Monday, September 29, 2014

Teacher Detention

Many of my colleagues are being forced to stay after school today. The other day, a teacher pointed out to me it was nothing more than detention for teachers. She found this ironic, since students in her school are not given detention. Worse, none of the teachers had done anything to merit detention. This notwithstanding, UFT leadership managed to negotiate teacher detention on a twice weekly basis.

Every teacher (and a whole lot of other people) knows the Sunday night blues. Monday, despite your best efforts, it's time to get back into the grind. You have to get up early in the morning. When you were a student, your father told you one day you'd get used to rising early, and that, of course, is the biggest lie you've heard in your whole life. You'll have to wear shoes, which have always been an unwelcome lifestyle imposition. And your body, after a few nights of staying up late, refuses to cooperate.

Monday morning, you consume copious amounts of coffee. It's that awful French Roast your wife favors. Though it tastes and looks like mud, you know it's strong and hope for the best. You steal a Red Bull from your kid. Nothing works. You wonder whether it's viable to simply pump caffeine into your vein, and why no one has started such a business in back of a 7-11 somewhere. Nonetheless, you soldier on. You get into your car and not only maneuver to work, but also manage not to crash into anyone or anything.

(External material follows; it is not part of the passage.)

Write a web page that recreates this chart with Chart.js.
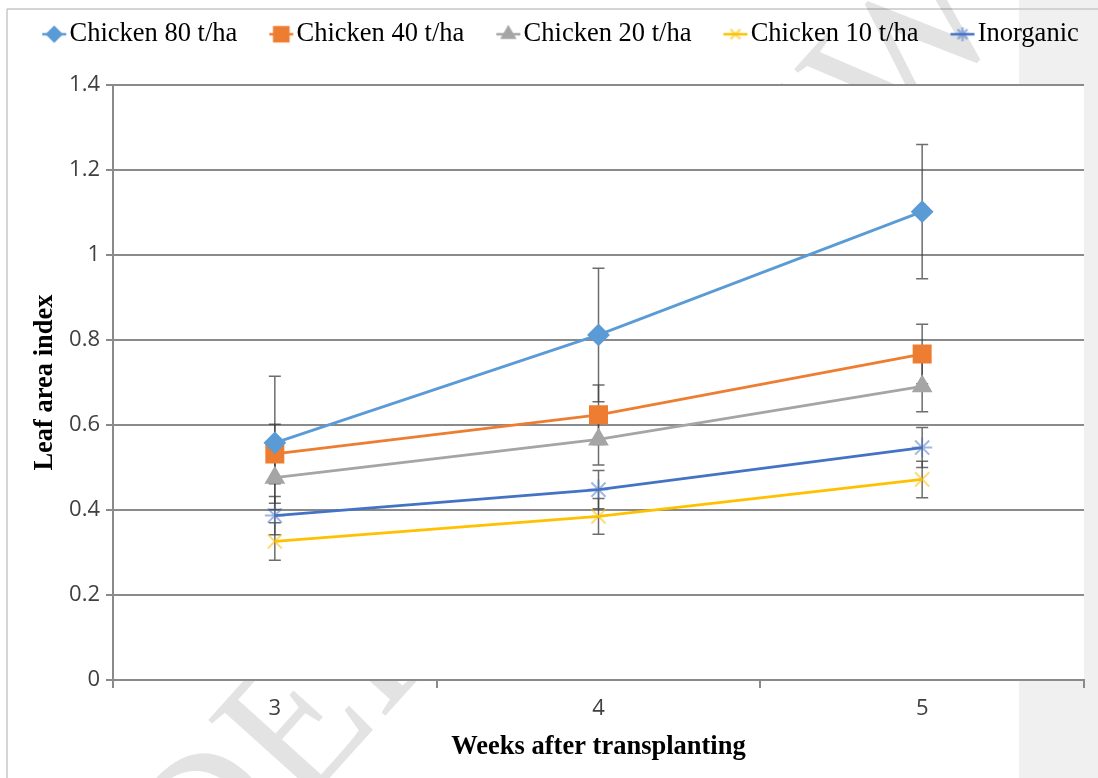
<!DOCTYPE html>
<html>
<head>
<meta charset="utf-8">
<script src="https://cdn.jsdelivr.net/npm/chart.js@4.4.1/dist/chart.umd.min.js"></script>
<style>
   html, body {
      margin: 0;
      padding: 0;
      background: linear-gradient(to right, #ffffff 1019px, #f0f0f0 1019px);
   }
   #wrap {
      width: 1098px;
      height: 778px;
   }
</style>
</head>
<body>
<div id="wrap"><canvas id="graphique" width="1098" height="778"></canvas></div>
<script>
// Semaines après repiquage
const weeks = ['3', '4', '5'];

// Moyennes
const chicken80 = [0.558, 0.812, 1.102];
const chicken40 = [0.532, 0.624, 0.767];
const chicken20 = [0.476, 0.566, 0.691];
const chicken10 = [0.326, 0.385, 0.472];
const inorganic = [0.387, 0.448, 0.547];

// Barres d'erreur (+/-)
const err80 = [0.157, 0.157, 0.158];
const err40 = [0.07, 0.07, 0.07];
const err20 = [0.06, 0.06, 0.06];
const err10 = [0.044, 0.042, 0.043];
const errInorganic = [0.045, 0.045, 0.047];

const yTicks = [0, 0.2, 0.4, 0.6, 0.8, 1, 1.2, 1.4];

const serif = "'Liberation Serif', 'Times New Roman', serif";
const sans = "'Open Sans', 'Noto Sans', sans-serif";
const gridColor = '#8a8a8a';

// Icône de légende : trait + marqueur (façon Excel), calée à droite du canvas
function legendIcon(color, markerColor, style, radius) {
   const c = document.createElement('canvas');
   c.width = 60;
   c.height = 20;
   const ctx = c.getContext('2d');
   ctx.strokeStyle = color;
   ctx.lineWidth = 2.5;
   ctx.beginPath();
   ctx.moveTo(35, 10);
   ctx.lineTo(59, 10);
   ctx.stroke();
   ctx.fillStyle = markerColor;
   ctx.strokeStyle = markerColor;
   Chart.helpers.drawPoint(ctx, {pointStyle: style, radius: radius, borderWidth: 2, rotation: 0}, 47, 10);
   return c;
}

const series = [
   {label: 'Chicken 80 t/ha', data: chicken80, err: err80, color: '#5b9bd5', marker: '#5b9bd5', style: 'rectRot', radius: 10, legendRadius: 7},
   {label: 'Chicken 40 t/ha', data: chicken40, err: err40, color: '#ed7d31', marker: '#ed7d31', style: 'rect', radius: 12, legendRadius: 10},
   {label: 'Chicken 20 t/ha', data: chicken20, err: err20, color: '#a5a5a5', marker: '#a5a5a5', style: 'triangle', radius: 10, legendRadius: 7},
   {label: 'Chicken 10 t/ha', data: chicken10, err: err10, color: '#ffc000', marker: 'rgba(255, 192, 0, 0.55)', style: 'crossRot', radius: 10, legendRadius: 7},
   {label: 'Inorganic', data: inorganic, err: errInorganic, color: '#4472c4', marker: 'rgba(68, 114, 196, 0.5)', style: 'star', radius: 10, legendRadius: 7}
];

const legendIcons = series.map(s => legendIcon(s.color, s.marker, s.style, s.legendRadius));

// Fond : bordures de page, filigrane, zone de tracé blanche
const backgroundPlugin = {
   id: 'fond',
   beforeDraw(chart) {
      const ctx = chart.ctx;
      const area = chart.chartArea;
      ctx.save();
      ctx.strokeStyle = '#c8c8c8';
      ctx.lineWidth = 1.5;
      ctx.beginPath();
      ctx.moveTo(7, 9);
      ctx.lineTo(1098, 9);
      ctx.moveTo(7, 9);
      ctx.lineTo(7, 778);
      ctx.stroke();

      ctx.translate(476, 538);
      ctx.rotate(-48 * Math.PI / 180);
      ctx.font = '197px ' + serif;
      ctx.fillStyle = 'rgba(0, 0, 0, 0.11)';
      ctx.textAlign = 'center';
      ctx.textBaseline = 'middle';
      ctx.fillText('UNDER REVIEW', 0, 0);
      ctx.restore();

      ctx.save();
      ctx.fillStyle = '#ffffff';
      ctx.fillRect(area.left, area.top, area.right - area.left, area.bottom - area.top);
      ctx.restore();
   }
};

// Barres d'erreur verticales avec embouts
const errorBarsPlugin = {
   id: 'errorBars',
   beforeDatasetsDraw(chart) {
      const ctx = chart.ctx;
      const yScale = chart.scales.y;
      ctx.save();
      ctx.strokeStyle = 'rgba(60, 60, 60, 0.75)';
      ctx.lineWidth = 1.5;
      chart.data.datasets.forEach((ds, i) => {
         const meta = chart.getDatasetMeta(i);
         meta.data.forEach((pt, j) => {
            const v = ds.data[j];
            const e = ds.errors[j];
            const yTop = yScale.getPixelForValue(v + e);
            const yBot = yScale.getPixelForValue(v - e);
            ctx.beginPath();
            ctx.moveTo(pt.x, yTop);
            ctx.lineTo(pt.x, yBot);
            ctx.moveTo(pt.x - 6, yTop);
            ctx.lineTo(pt.x + 6, yTop);
            ctx.moveTo(pt.x - 6, yBot);
            ctx.lineTo(pt.x + 6, yBot);
            ctx.stroke();
         });
      });
      ctx.restore();
   }
};

// Hauteur fixe de la légende, puis léger décalage de sa position
const legendHeightPlugin = {
   id: 'legendHeight',
   beforeInit(chart) {
      const fit = chart.legend.fit;
      chart.legend.fit = function() {
         fit.bind(chart.legend)();
         this.height = 85;
      };
   },
   afterLayout(chart) {
      const lg = chart.legend;
      lg.left += 6;
      lg.right += 6;
      lg.top += 13;
      lg.bottom += 13;
   }
};

new Chart(
   document.getElementById('graphique'),
   {
      type: 'line',
      data: {
         labels: weeks,
         datasets: series.map(s => ({
            label: s.label,
            data: s.data,
            errors: s.err,
            borderColor: s.color,
            backgroundColor: s.color,
            borderWidth: 2.75,
            pointStyle: s.style,
            pointRadius: s.radius,
            pointHoverRadius: s.radius,
            pointBackgroundColor: s.marker,
            pointBorderColor: s.marker,
            pointBorderWidth: 2,
            tension: 0,
            fill: false
         }))
      },
      options: {
         responsive: false,
         animation: false,
         layout: {
            padding: {left: 0, right: 13, top: 0, bottom: 0}
         },
         plugins: {
            legend: {
               position: 'top',
               labels: {
                  usePointStyle: true,
                  pointStyleWidth: 38,
                  boxHeight: 20,
                  padding: 8,
                  color: '#000000',
                  font: {family: serif, size: 26.5},
                  generateLabels: function(chart) {
                     const items = Chart.defaults.plugins.legend.labels.generateLabels(chart);
                     return items.map((item, i) => Object.assign(item, {pointStyle: legendIcons[i]}));
                  }
               }
            },
            tooltip: {enabled: false}
         },
         scales: {
            x: {
               offset: true,
               grid: {
                  offset: true,
                  drawOnChartArea: false,
                  drawTicks: true,
                  tickLength: 8,
                  color: gridColor,
                  lineWidth: 2
               },
               border: {color: gridColor, width: 2},
               ticks: {
                  color: '#404040',
                  padding: 8,
                  font: {family: sans, size: 22}
               },
               title: {
                  display: true,
                  text: 'Weeks after transplanting',
                  color: '#000000',
                  font: {family: serif, size: 26.5, weight: 'bold'},
                  padding: {top: 15, bottom: 15}
               },
               afterFit(scale) {
                  scale.height = 98;
               }
            },
            y: {
               min: 0,
               max: 1.4,
               afterBuildTicks(scale) {
                  scale.ticks = yTicks.map(v => ({value: v}));
               },
               grid: {
                  color: gridColor,
                  lineWidth: 2,
                  tickLength: 7
               },
               border: {color: gridColor, width: 2},
               ticks: {
                  color: '#404040',
                  padding: 6,
                  font: {family: sans, size: 22},
                  callback: function(v) {
                     return String(+v.toFixed(1));
                  }
               },
               title: {
                  display: true,
                  text: 'Leaf area index',
                  color: '#000000',
                  font: {family: serif, size: 26.5, weight: 'bold'},
                  padding: {top: 29, bottom: 29}
               },
               afterFit(scale) {
                  scale.width = 113;
               }
            }
         }
      },
      plugins: [backgroundPlugin, errorBarsPlugin, legendHeightPlugin]
   }
);
</script>
</body>
</html>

You stumble into work, and your students are in a foul mood. It turns out their weekends are over too. They retreat into the world of their prohibited cell phones. You remind them that's unacceptable, but they take steps to conceal them from you. Smart phones are suddenly hidden under desks and behind books, in such numbers as to divide your already limited attention. You are outnumbered.

And then there's that kid who needs your attention every moment. She demands it repeatedly, in new and innovative ways. You try to focus on the task at hand, but she has a voice like a foghorn, a voice that cuts through everything and anyone. You can't focus on anything else, and neither can a single student in your class. You've already tried every trick and diversion in your playbook and she's devised a counter to each and every one. You are outshouted and outmatched.

Of course you are observed. Your supervisor shakes his head in disgust at this obstreperous student. He gets up to intervene, but doesn't know any more tricks than you. He fails to contain this 15-year-old threat to democracy and the American way, and does so spectacularly, in front of you and 34 other witnesses. The girl feels no one and nothing can stop her, her confidence soars, and she can and will be contained by no teacher. This week is gonna be tough for sure.

But for your boss, who studied for and took the AP job to get out of the classroom, it's a reminder that his classroom was always out of control. He couldn't wait to get that office gig, to sit and look at a computer screen, to sit in the back and conduct observations. It was an egregious error to confront that girl, that girl who's smarter than you and, of course, smarter than him too. After this very public failure, he jots down notes that will make sure Charlotte Danielson damns you straight to hell.

But he doesn't stop there, because at the end of the period it's time for him to run 80 minutes of PD. While he's got a list of crap to talk about, it's suddenly important for him to rationalize his miserable 15-minute observation. Naturally he does so at your expense, making invidious comparisons about data suggesting that some teachers control their class better than others. He coyly tries to avoid naming you, but manages to describe your age, your experience, your appearance, and your miserable attitude in excruciating detail. All of your colleagues know who he's talking about. It takes him 87 minutes, and everyone is fidgeting but afraid to get up and walk out until he finishes venting.

Fortunately, tomorrow you get 35 minutes for parental contact, so he'll only be able to belittle you for the other 35, assuming he doesn't go much overtime.